Retour des mathématiques en première : "C'est important" même si on "a une difficulté à gérer l'hétérogénéité des élèves", selon un professeur
Martin Andler, fondateur de l'association Animath estime que la réforme du baccalauréat a provoqué un "déséquilibre très problématique" en effaçant complètement les mathématiques du tronc commun.
"Je pense que c'est tout à fait important que tous les élèves de la filière générale aient des mathématiques", réagit lundi 14 novembre sur franceinfo Martin Andler, professeur émérite à l’université de Versailles Saint-Quentin-en-Yvelines et fondateur de l’association Animath. Après le retour des mathématiques pour tous acté en classe de première, il indique qu'il aurait toutefois "préféré un système dans lequel on aurait distingué deux façons de faire des mathématiques plus ou moins approfondies". "Il y a une difficulté à gérer l'hétérogénéité des élèves", selon lui.
franceinfo : Est-ce un soulagement de voir revenir les maths pour tous ?

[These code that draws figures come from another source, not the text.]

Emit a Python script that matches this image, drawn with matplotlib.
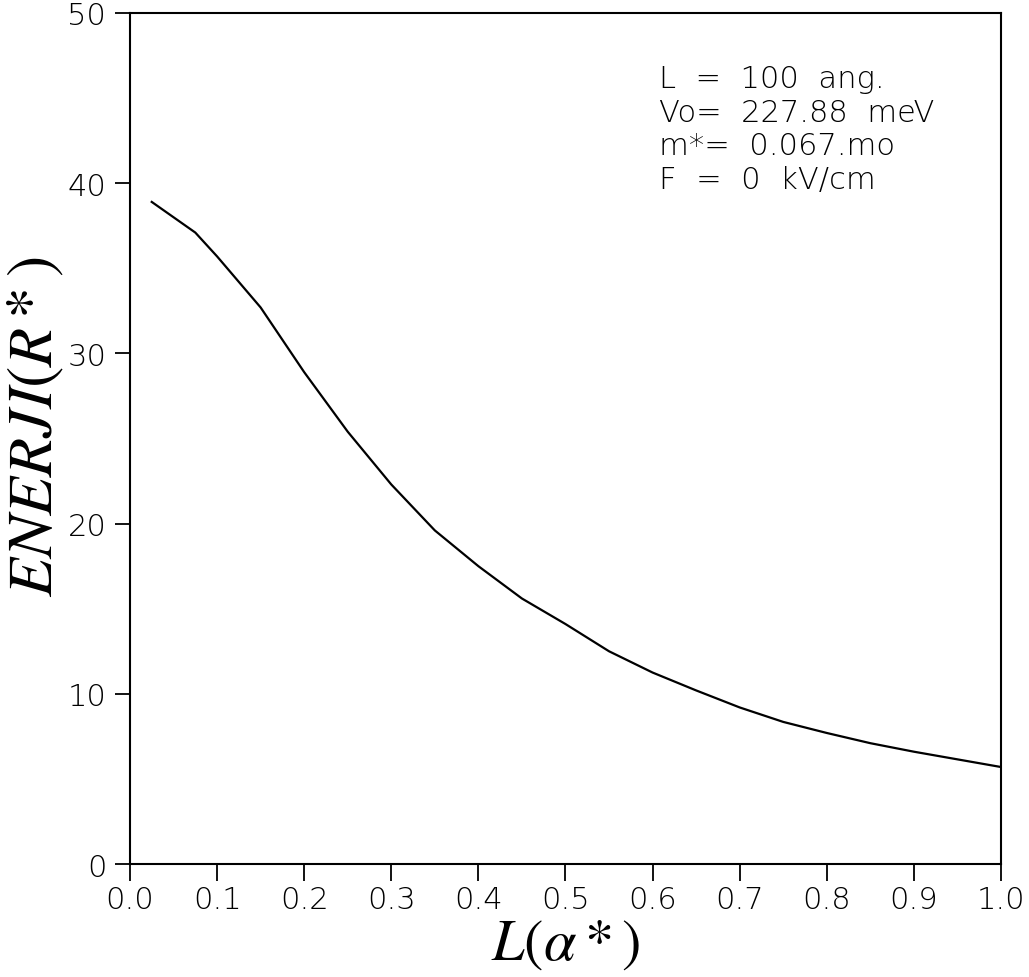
import numpy as np
import matplotlib
matplotlib.use("Agg")
import matplotlib.pyplot as plt

# values
L_a = [0.025, 0.075, 0.10, 0.15, 0.20, 0.25, 0.30, 0.35, 0.40, 0.45, 0.50,
       0.55, 0.60, 0.65, 0.70, 0.75, 0.80, 0.85, 0.90, 0.95, 1.00]
enerji = [38.9, 37.1, 35.7, 32.7, 28.9, 25.4, 22.3, 19.6, 17.5, 15.6, 14.1,
          12.5, 11.25, 10.2, 9.2, 8.35, 7.7, 7.1, 6.6, 6.15, 5.7]

xticks = [0.0, 0.1, 0.2, 0.3, 0.4, 0.5, 0.6, 0.7, 0.8, 0.9, 1.0]
yticks = [0, 10, 20, 30, 40, 50]
info = ["L  =  100  ang.", "Vo=  227.88  meV", "m*=  0.067.mo", "F  =  0  kV/cm"]

plt.rcParams["mathtext.fontset"] = "stix"
tickfont = dict(family="DejaVu Sans", weight="light", size=22)

fig = plt.figure(figsize=(10.29, 9.78), dpi=100)
ax = fig.add_axes([0.1263, 0.1155, 0.8465, 0.8702])

ax.plot(L_a, enerji, color="black", lw=1.6)

ax.set_xlim(0, 1.0)
ax.set_ylim(0, 50)
ax.set_xticks(xticks)
ax.set_yticks(yticks)
ax.set_xticklabels(["%.1f" % t for t in xticks], fontdict=tickfont)
ax.set_yticklabels([str(t) for t in yticks], fontdict=tickfont)
ax.tick_params(axis="x", direction="out", length=12, width=1.3, pad=3)
ax.tick_params(axis="y", direction="out", length=11, width=1.3, pad=6)
for s in ax.spines.values():
    s.set_linewidth(1.5)

ax.set_xlabel(r"$L(\alpha *)$", fontsize=42, labelpad=0)
ax.set_ylabel(r"$ENERJI(R*)$", fontsize=46)
ax.yaxis.set_label_coords(-0.074, 0.515)

ax.text(0.607, 0.94, "\n".join(info), transform=ax.transAxes,
        fontdict=tickfont, va="top", ha="left", linespacing=1.2)

fig.savefig("out.png", dpi=100)
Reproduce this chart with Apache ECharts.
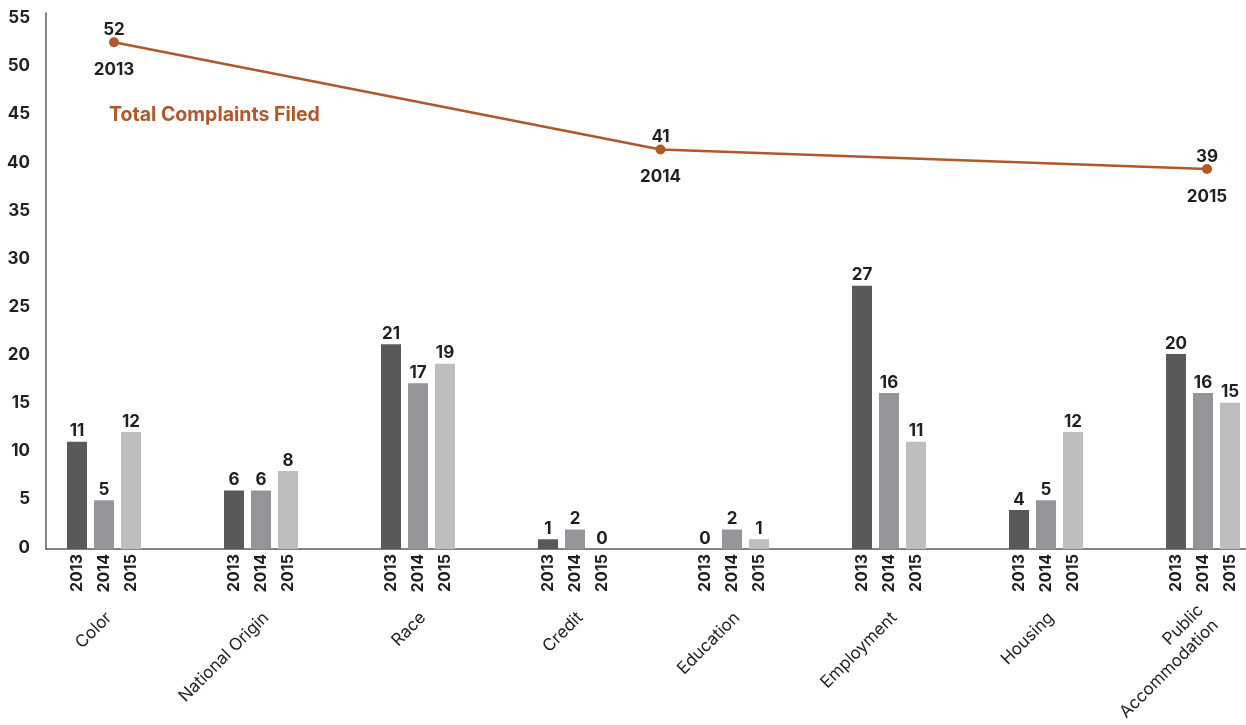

Martin Andler : Oui et non. Je pense que c'est tout à fait important que tous les élèves de la filière générale aient des mathématiques. Je pense que la manière de procéder n'était pas la bonne notamment parce que ça a complètement déséquilibré la partie de tronc commun, très fortement orienté sur les lettres et les sciences humaines. Les enseignements scientifiques, eux, sont plutôt dans les matières optionnelles. C'est selon moi un déséquilibre très problématique. Le deuxième point, c'est la difficulté à gérer l'hétérogénéité des élèves en mathématiques. J'aurais préféré un système dans lequel on aurait distingué deux façons de faire des mathématiques en première plus ou moins approfondies et avec des objectifs différents.
Une classe d'âge a-t-elle été sacrifiée pour les maths ?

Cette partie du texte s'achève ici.